In Cairo every hotel comes with a guard, most of them leaning on automatic weapons. Same at banks, airports, museums, and major tourist spots. Everywhere you pass through metal detectors. Those who have visited Egypt before would be surprised to see the entire perimeter of the Giza pyramids has been closed, and the main entrance changed. Only ticketed tourists--and a few touts, to be sure!--get past the guard house. In fact, this means that perhaps for the first time since before Twain you can have a relatively peaceful mediation at a pyramid without constant pestering from camel drivers and trinket-hawkers.

At Abu Simbel, set in isolated southern Egypt near the unfriendly Sudan border, tourists can no longer take a taxi or bus on a three-hour ribbon of lonely highway to the site. Clearly, the security risk is too high. Instead you must fly; for $89 round trip Egypt Air makes daily tourist-only flights. The only Egyptians we saw on board were obviously plain-clothes guards.

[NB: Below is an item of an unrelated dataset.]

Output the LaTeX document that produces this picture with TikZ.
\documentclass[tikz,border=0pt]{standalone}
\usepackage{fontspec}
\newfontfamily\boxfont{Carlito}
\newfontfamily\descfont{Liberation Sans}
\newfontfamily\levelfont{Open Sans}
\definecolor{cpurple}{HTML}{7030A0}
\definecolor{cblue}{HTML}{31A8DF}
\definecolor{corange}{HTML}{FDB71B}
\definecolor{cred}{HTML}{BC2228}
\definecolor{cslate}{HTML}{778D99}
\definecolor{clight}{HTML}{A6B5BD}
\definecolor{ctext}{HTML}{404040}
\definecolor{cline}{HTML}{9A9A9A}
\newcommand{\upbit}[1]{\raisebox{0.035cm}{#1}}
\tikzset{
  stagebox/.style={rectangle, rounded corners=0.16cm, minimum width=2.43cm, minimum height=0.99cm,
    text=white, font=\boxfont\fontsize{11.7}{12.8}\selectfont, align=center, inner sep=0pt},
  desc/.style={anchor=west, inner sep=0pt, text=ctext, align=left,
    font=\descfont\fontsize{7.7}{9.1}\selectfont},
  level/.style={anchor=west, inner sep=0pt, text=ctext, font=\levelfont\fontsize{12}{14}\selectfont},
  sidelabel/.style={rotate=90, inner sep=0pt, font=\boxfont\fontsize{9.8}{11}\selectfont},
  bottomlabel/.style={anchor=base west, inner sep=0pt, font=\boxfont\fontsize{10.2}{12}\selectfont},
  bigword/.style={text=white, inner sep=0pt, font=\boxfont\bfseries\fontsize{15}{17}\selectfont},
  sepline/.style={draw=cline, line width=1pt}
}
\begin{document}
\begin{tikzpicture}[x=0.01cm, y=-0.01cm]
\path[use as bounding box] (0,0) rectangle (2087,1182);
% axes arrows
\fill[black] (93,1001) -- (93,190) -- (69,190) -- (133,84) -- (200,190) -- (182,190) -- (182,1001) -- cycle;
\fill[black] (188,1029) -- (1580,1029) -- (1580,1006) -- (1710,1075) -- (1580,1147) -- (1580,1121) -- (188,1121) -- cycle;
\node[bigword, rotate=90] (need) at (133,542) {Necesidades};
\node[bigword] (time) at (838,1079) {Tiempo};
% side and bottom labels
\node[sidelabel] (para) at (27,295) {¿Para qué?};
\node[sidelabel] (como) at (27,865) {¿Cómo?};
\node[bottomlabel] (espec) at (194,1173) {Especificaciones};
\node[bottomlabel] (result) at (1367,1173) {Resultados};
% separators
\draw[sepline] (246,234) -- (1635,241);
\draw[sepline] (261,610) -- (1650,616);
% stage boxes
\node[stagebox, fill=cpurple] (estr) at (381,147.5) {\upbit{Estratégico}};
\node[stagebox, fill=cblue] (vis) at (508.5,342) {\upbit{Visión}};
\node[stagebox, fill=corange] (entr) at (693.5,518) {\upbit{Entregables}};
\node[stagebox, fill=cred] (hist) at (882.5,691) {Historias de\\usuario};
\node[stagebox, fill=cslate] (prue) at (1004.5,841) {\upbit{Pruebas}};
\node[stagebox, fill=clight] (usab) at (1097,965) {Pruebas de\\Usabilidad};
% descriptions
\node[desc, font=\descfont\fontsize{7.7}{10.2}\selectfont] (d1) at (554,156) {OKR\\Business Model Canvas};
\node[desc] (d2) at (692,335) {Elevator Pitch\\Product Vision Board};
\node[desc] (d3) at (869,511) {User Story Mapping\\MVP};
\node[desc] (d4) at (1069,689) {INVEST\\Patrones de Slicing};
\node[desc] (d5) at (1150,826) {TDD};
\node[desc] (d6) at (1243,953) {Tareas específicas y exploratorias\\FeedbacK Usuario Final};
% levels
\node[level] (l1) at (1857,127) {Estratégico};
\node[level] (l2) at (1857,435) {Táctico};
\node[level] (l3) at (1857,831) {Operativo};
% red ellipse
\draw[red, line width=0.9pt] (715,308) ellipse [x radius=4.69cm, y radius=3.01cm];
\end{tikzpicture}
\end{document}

From a little airstrip you are whisked by bus in a caravan to the temple. A jeep-full of soldiers precedes and follows the coach. You are herded through a guided tour, then back to the bus, and to the airport, for return to Aswan, Luxor or Cairo. No dawdling here.

I felt sorry for the little cafes, hotels, and shops along the sun-scorched route to the temple: the consequences of terrorism will probably destroy their businesses. But it is one example of what an exasperated Egyptian government has done to hold onto the second most important industry in the country after oil.

As for the street crime endemic to major American cities, and the pickpockets infesting European destinations, in Egypt such risks are virtually unknown, day or night. Strangely, we Americans often worry more about a single highly-publicized foreign terrorist attack than we do about a much higher daily risk of routine violence on our own city streets.

If you go

Many good guides describe Egypt, but the country's attractions are so extensive that it probably takes a couple guides to cover it all. Alternatively, try Guardian's Egypt web site.

A visa used to be required and available at the Cairo airport for a fee, but we were not asked for one. Apparently, to stimulate tourism, the government has dropped this requirement for the time being. Of course, a passport is required.

You don't need any special shots unless you go to rural areas, but the Center for Disease Control does recommend a Hepatitis A vaccination. Bring medication for "Pharaoh's Revenge." It's the rare tourist who isn't poorly for a day, but usually it doesn't last much longer than that. Tap water in Egypt is (supposedly) safe as it's highly chlorinated. The food is rather bland. It's not a surprise we don't find lots of "Egyptian cuisine" restaurants here in America.